In some cases, channels for wireless local area network (WLAN) transmission opportunity (TXOP) functionality are reserved for a certain transmitter-receiver pair for a defined time period, such as in Institute of Electrical and Electronics Engineers (IEEE™) 802.11-based networks that otherwise operate according to Distributed Coordinated Function (DCF) rules. In such networks, an access point (AP) or station (STA) that has gained the TXOP is called the TXOP holder and it sends frames to another STA or AP, which is the TXOP responder. During these TXOPs, multiple frames can be transmitted sequentially, spaced by a Short Interframe Space (SIFS) duration. Since upon obtaining a TXOP, the TXOP holder can transmit multiple packets one after the other without the need to contend again for medium access, TXOP operation can significantly improve the system capacity when compared to DCF-based channel access. There are several types of TXOPs that can be obtained, such as, for example, Hybrid Coordination Function (HCF) Enhanced Distributed Channel Access TXOPs (EDCA TXOPs) and HCF Control Channel Access TXOPs (HCCA TXOPs) in a Basic Service Set (BSS) network, HCF EDCA TXOPs in an Independent Basic Service Set (IBSS) network, and TXOP operation in a Wireless Mesh Network (WMN).
In HCF, the Hybrid Coordinator (HC) controls the bandwidth by allocating multiple transmission opportunities to the STAs. TXOPs are obtained either by regular channel contention in EDCA or by the Hybrid Coordinator in HCCA. During a mesh peer service period, a mesh STA may obtain multiple TXOPs in a single direction. Similarly, other network operation modes may reserve the channel for multiple transmissions that are spaced apart by a given duration.
In addition, Hybrid Automatic Repeat Request (HARQ) protocol has been used in cellular systems when a transmission is contention free, meaning that each transmitter and receiver pair has dedicated resources to be used for transmission. With dedicated resources, a receiver is able to assume that it is the intended recipient of any received transmission and retransmission. In such cases, even if a transmitted packet is not decoded correctly, the receiver may be configured to keep the received information of the transmitted packet in its memory and send a Negative Acknowledgement (NACK) to the transmitter to request re-transmission. During the reception of the retransmission, the receiver may use both the first transmission and the re-transmission(s) by combining them together based on the configured HARQ to decode the packet correctly.

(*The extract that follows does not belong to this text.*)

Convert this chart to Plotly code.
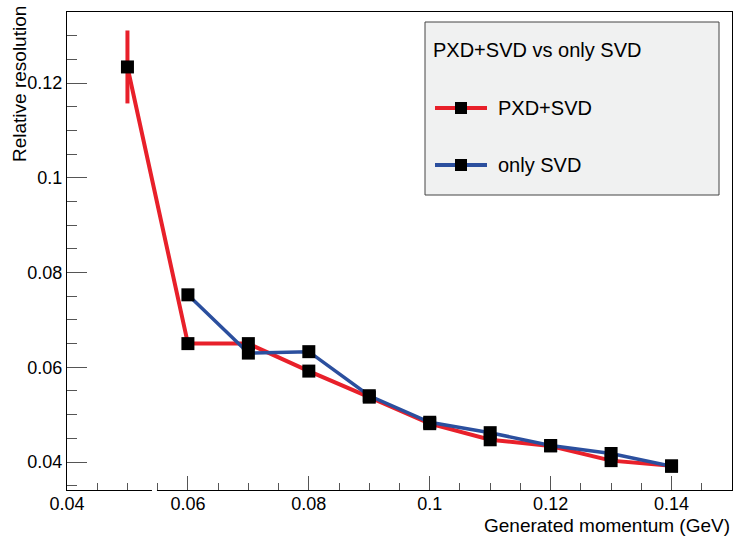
import plotly.graph_objects as go

# ---- data ----
momentum_pxd = [0.05, 0.06, 0.07, 0.08, 0.09, 0.10, 0.11, 0.12, 0.13, 0.14]
res_pxd      = [0.1234, 0.0650, 0.0650, 0.0592, 0.0537, 0.0481, 0.0447, 0.0434, 0.0403, 0.0392]
err_pxd      = [0.0077, 0.0008, 0.0008, 0.0007, 0.0006, 0.0005, 0.0005, 0.0004, 0.0004, 0.0004]

momentum_svd = [0.06, 0.07, 0.08, 0.09, 0.10, 0.11, 0.12, 0.13, 0.14]
res_svd      = [0.0753, 0.0630, 0.0633, 0.0540, 0.0484, 0.0462, 0.0435, 0.0418, 0.0391]

x_tickvals = [0.04, 0.06, 0.08, 0.10, 0.12, 0.14]
x_ticktext = ["0.04", "0.06", "0.08", "0.1", "0.12", "0.14"]
y_tickvals = [0.04, 0.06, 0.08, 0.10, 0.12]
y_ticktext = ["0.04", "0.06", "0.08", "0.1", "0.12"]

legend_title = "PXD+SVD vs only SVD"
name_pxd = "PXD+SVD"
name_svd = "only SVD"

RED = "#e8202a"
BLUE = "#2b4f9e"
FONT = "Liberation Sans, Arial, Helvetica, sans-serif"

W, H = 735, 536
L, R, T, B = 67, 3, 12, 46
PW, PH = W - L - R, H - T - B


def px(x):
    return (x - L) / PW


def py(y):
    return (H - B - y) / PH


fig = go.Figure()

fig.add_trace(go.Scatter(
    x=momentum_pxd, y=res_pxd, mode="lines",
    line=dict(color=RED, width=4),
    error_y=dict(type="data", array=err_pxd, color=RED, thickness=4, width=0),
    showlegend=False, hoverinfo="skip"))
fig.add_trace(go.Scatter(
    x=momentum_svd, y=res_svd, mode="lines",
    line=dict(color=BLUE, width=3.5),
    showlegend=False, hoverinfo="skip"))
fig.add_trace(go.Scatter(
    x=momentum_pxd, y=res_pxd, mode="markers", name=name_pxd,
    marker=dict(symbol="square", size=13, color="black"),
    showlegend=False))
fig.add_trace(go.Scatter(
    x=momentum_svd, y=res_svd, mode="markers", name=name_svd,
    marker=dict(symbol="square", size=13, color="black"),
    showlegend=False))

axis_common = dict(
    showline=True, linecolor="black", linewidth=1, mirror=True,
    showgrid=False, zeroline=False, ticks="inside", tickcolor="#555",
    tickwidth=1, tickfont=dict(family=FONT, size=18, color="black"),
)

fig.update_xaxes(
    range=[0.04, 0.15], tickvals=x_tickvals, ticktext=x_ticktext, ticklen=14,
    ticklabelstandoff=-3,
    minor=dict(dtick=0.005, tick0=0.04, ticklen=7, tickcolor="#555", ticks="inside"),
    **axis_common)
fig.update_yaxes(
    range=[0.0341, 0.135], tickvals=y_tickvals, ticktext=y_ticktext, ticklen=20,
    minor=dict(dtick=0.005, tick0=0.04, ticklen=10, tickcolor="#555", ticks="inside"),
    **axis_common)

shapes = []
annotations = []

# legend box
shapes.append(dict(type="rect", xref="paper", yref="paper",
                   x0=px(425), x1=px(719), y0=py(195), y1=py(22),
                   fillcolor="#f0f1f1", line=dict(color="#444", width=1)))
annotations.append(dict(xref="paper", yref="paper", x=px(431), y=py(50),
                        xanchor="left", yanchor="middle", showarrow=False,
                        text=legend_title, font=dict(family=FONT, size=20, color="black")))
for yy, col, nm in [(108, RED, name_pxd), (165, BLUE, name_svd)]:
    shapes.append(dict(type="line", xref="paper", yref="paper",
                       x0=px(435), x1=px(487), y0=py(yy), y1=py(yy),
                       line=dict(color=col, width=4)))
    shapes.append(dict(type="rect", xref="paper", yref="paper",
                       x0=px(455), x1=px(467), y0=py(yy + 6), y1=py(yy - 6),
                       fillcolor="black", line=dict(width=0)))
    annotations.append(dict(xref="paper", yref="paper", x=px(496), y=py(yy),
                            xanchor="left", yanchor="middle", showarrow=False,
                            text=nm, font=dict(family=FONT, size=20, color="black")))

# small break in the x-axis line
shapes.append(dict(type="line", xref="x", yref="paper",
                   x0=0.05405, x1=0.05488, y0=0, y1=0,
                   line=dict(color="white", width=2)))

# axis titles
annotations.append(dict(xref="paper", yref="paper", x=1.0, y=py(525),
                        xanchor="right", yanchor="middle", showarrow=False,
                        text="Generated momentum (GeV)",
                        font=dict(family=FONT, size=19, color="black")))
annotations.append(dict(xref="paper", yref="paper", x=px(20), y=py(4),
                        xanchor="center", yanchor="top", showarrow=False,
                        textangle=-90, text="Relative resolution",
                        font=dict(family=FONT, size=19, color="black")))

fig.update_layout(
    width=W, height=H, margin=dict(l=L, r=R, t=T, b=B),
    paper_bgcolor="white", plot_bgcolor="white",
    shapes=shapes, annotations=annotations, showlegend=False,
)

fig.write_html("out.html", config={"displayModeBar": False},
               post_script="document.body.style.margin='0px';document.body.style.overflow='hidden';")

HARQ principles referred to as cache-combining and incremental redundancy may be used in cellular systems. In cache-combining, each transmitter packet may be self-decodable and the receiver is configured to sum the signal energy of each transmission. In incremental redundancy, a retransmission contains additional redundancy information to improve Forward Error Correction (FEC) and channel coding results.
In this fashion, HARQ can employ link adaptation more aggressively, since the effect of packet transmission failure is smaller and the combination of separate transmissions is possible. For example, a typical operation point of link adaptation with HARQ is 10% of Block Error Rate (BLER), where 90% of transmissions go through with an aggressive Modulation and Coding Scheme (MCS) setting and the remaining 10% is recovered with relatively few re-transmissions.
Due to the way that channels are allocated in existing 802.11-based networks and the fact that a transmission and its retransmission(s) are completely independent of each other, HARQ protocols have not been implemented in contention-based transmissions.